Clients are also adopting a ‘wait-and-see’ stance regarding pivotal decisions before the fiscal announcement.

Most analysts agree that the survey points to a gradual deceleration in economic growth throughout the latter half of the year, following the UK’s unexpectedly robust performance at the start.

“The fall in September’s composite flash PMI is not a sign that the economy is on the cusp of another downturn, but instead is further evidence that real GDP growth has slowed towards a more normal rate in Q3 after the burst of growth in the first half of the year,” commented Alex Kerr, a UK economist at Capital Economics.

The survey further revealed signs of easing inflationary pressures, with the rate of prices charged inflation dropping to a 42-month low, primarily due to lessened pressures in the services sector, which has been a focal point for policymakers concerned with interest rates.

A number of respondents from the survey indicated that severe competitive forces were limiting their ability to raise prices.

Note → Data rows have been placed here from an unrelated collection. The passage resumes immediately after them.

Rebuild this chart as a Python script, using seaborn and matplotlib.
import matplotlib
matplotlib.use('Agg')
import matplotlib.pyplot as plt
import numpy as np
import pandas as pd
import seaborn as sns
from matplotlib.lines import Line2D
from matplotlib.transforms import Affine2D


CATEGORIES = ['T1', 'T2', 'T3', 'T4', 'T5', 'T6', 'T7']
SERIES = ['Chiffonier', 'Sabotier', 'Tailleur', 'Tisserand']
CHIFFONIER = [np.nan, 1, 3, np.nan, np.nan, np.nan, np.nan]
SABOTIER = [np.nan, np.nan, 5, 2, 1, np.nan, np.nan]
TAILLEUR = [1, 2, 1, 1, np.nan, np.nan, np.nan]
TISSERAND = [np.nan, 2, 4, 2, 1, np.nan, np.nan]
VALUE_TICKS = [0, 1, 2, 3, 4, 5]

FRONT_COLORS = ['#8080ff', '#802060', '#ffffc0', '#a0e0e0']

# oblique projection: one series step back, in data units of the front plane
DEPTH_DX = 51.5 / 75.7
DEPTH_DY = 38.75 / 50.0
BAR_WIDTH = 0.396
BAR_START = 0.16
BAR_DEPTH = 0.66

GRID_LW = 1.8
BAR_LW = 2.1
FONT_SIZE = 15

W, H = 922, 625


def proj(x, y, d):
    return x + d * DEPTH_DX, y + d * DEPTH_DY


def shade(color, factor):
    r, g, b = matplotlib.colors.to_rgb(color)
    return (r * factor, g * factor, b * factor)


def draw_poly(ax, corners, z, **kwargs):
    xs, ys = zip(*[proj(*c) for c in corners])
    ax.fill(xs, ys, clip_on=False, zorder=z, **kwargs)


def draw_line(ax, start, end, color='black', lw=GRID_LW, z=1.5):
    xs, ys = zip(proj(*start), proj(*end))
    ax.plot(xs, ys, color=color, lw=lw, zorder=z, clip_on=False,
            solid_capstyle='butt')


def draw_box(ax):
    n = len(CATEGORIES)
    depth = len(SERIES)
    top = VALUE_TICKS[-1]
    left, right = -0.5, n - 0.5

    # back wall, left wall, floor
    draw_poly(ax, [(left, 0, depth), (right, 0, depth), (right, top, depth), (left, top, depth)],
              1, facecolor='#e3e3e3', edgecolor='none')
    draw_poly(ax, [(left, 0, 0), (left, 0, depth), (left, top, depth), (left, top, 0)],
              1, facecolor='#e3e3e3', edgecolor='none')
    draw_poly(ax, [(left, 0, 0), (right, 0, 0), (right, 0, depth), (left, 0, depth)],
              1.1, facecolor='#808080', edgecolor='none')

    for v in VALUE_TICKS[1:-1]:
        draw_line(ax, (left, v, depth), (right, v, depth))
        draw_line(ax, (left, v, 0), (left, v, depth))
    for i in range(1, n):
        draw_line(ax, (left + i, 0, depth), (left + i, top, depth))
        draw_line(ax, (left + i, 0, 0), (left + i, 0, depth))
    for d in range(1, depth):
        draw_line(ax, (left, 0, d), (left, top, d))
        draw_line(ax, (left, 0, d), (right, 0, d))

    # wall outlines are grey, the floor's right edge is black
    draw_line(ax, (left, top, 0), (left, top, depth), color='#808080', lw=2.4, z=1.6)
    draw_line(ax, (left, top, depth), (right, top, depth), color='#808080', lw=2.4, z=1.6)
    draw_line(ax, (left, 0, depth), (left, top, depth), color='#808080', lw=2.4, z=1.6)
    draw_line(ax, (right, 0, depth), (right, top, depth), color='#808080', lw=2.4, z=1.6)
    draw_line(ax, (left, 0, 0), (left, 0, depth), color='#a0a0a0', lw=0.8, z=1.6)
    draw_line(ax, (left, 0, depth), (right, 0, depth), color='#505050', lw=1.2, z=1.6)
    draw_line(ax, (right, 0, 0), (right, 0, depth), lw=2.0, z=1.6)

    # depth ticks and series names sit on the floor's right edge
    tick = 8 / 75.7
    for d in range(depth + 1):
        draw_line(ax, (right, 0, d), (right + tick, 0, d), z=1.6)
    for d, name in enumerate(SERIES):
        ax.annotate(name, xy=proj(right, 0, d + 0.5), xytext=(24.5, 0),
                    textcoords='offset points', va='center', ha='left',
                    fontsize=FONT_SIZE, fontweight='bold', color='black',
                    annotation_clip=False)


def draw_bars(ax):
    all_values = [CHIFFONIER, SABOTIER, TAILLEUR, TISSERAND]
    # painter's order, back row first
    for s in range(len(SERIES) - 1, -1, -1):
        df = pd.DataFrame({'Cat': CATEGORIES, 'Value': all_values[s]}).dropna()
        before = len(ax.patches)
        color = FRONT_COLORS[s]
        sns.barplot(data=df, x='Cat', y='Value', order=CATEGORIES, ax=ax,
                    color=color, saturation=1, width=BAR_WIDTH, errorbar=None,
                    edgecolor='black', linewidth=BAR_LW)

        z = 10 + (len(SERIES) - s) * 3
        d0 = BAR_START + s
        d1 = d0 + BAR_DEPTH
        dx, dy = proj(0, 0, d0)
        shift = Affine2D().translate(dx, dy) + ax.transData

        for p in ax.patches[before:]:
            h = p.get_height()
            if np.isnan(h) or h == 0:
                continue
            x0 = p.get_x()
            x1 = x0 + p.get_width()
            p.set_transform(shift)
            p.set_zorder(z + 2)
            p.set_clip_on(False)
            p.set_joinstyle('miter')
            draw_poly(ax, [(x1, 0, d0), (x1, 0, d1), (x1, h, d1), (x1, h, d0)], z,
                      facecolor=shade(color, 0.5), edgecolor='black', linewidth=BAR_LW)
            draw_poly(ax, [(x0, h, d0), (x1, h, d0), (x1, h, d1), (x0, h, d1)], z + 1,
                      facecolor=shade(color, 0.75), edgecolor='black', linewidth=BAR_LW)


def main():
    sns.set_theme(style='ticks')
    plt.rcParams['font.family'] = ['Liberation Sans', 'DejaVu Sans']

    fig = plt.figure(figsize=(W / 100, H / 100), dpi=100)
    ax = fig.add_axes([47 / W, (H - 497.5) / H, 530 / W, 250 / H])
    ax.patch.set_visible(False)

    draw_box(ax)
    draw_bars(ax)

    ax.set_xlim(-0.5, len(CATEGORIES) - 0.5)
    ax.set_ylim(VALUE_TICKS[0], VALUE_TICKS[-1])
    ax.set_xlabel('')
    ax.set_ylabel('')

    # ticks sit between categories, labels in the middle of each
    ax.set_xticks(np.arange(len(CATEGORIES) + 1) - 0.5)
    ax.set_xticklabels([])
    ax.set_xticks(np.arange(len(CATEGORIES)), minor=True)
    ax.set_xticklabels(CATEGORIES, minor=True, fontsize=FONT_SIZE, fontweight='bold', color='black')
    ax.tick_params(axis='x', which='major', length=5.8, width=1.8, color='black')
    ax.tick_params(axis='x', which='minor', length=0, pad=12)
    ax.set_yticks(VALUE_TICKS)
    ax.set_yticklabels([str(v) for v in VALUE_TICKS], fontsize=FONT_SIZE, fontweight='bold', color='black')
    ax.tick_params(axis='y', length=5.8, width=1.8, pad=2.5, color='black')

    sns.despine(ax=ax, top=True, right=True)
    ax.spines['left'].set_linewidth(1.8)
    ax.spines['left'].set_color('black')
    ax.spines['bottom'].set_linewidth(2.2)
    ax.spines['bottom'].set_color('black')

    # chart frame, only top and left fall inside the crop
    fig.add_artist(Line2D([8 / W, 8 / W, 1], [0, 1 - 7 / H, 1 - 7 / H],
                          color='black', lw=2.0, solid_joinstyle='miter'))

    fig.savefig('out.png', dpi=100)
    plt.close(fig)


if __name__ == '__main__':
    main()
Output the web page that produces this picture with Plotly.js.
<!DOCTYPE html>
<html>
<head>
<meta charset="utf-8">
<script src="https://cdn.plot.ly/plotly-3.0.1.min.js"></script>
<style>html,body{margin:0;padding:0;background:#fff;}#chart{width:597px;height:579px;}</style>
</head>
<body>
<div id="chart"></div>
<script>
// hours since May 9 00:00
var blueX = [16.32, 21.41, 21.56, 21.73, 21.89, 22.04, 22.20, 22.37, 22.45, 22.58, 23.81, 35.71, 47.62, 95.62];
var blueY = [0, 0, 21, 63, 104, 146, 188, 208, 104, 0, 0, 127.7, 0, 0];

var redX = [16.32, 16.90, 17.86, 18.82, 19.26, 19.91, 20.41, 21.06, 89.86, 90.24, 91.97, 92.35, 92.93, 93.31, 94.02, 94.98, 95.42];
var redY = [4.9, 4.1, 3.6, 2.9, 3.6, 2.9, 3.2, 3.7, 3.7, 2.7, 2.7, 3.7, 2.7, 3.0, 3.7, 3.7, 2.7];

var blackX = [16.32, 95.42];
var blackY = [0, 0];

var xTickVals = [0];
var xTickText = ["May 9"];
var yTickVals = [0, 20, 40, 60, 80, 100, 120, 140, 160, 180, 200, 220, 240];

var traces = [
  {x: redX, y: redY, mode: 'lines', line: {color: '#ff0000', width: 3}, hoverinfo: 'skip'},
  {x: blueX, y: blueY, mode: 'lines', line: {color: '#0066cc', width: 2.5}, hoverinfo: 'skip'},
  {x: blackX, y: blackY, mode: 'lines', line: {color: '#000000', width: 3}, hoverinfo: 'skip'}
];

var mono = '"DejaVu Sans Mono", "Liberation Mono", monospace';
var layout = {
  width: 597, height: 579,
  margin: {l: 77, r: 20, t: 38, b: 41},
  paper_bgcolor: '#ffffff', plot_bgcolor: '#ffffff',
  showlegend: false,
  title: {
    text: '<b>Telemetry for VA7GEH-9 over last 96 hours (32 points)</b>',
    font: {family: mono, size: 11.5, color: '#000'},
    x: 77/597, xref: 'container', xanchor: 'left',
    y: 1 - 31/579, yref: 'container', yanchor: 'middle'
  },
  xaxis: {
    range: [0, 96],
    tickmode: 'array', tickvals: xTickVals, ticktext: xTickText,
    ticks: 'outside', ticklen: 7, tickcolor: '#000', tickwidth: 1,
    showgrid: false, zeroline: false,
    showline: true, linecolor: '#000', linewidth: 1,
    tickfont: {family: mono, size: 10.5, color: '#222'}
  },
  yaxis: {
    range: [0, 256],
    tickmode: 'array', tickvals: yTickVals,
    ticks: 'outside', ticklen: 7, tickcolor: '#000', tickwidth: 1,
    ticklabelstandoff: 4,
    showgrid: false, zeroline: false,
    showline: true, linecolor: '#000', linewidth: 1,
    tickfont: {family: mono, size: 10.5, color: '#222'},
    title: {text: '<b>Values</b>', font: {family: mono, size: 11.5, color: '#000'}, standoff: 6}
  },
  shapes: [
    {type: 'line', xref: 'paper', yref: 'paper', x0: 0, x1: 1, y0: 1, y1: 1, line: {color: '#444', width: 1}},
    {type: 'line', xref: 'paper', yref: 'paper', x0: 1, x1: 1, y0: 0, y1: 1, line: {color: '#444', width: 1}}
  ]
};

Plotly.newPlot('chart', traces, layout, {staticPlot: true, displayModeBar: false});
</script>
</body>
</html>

Nevertheless, there was a marginal uptick in input price inflation, attributed to increased shipping costs and rising wages. In the manufacturing domain, the inflation rate for purchase prices hit its peak since January 2023.

The UK’s most recent survey was published shortly after PMIs for the German economy revealed a quickening downturn, with businesses slashing jobs at the fastest pace in over 15 years, excluding the pandemic period.

“The downturn in the manufacturing sector has deepened again, evaporating any hope for an early recovery,” stated Cyrus de la Rubia, chief economist at Hamburg Commercial Bank.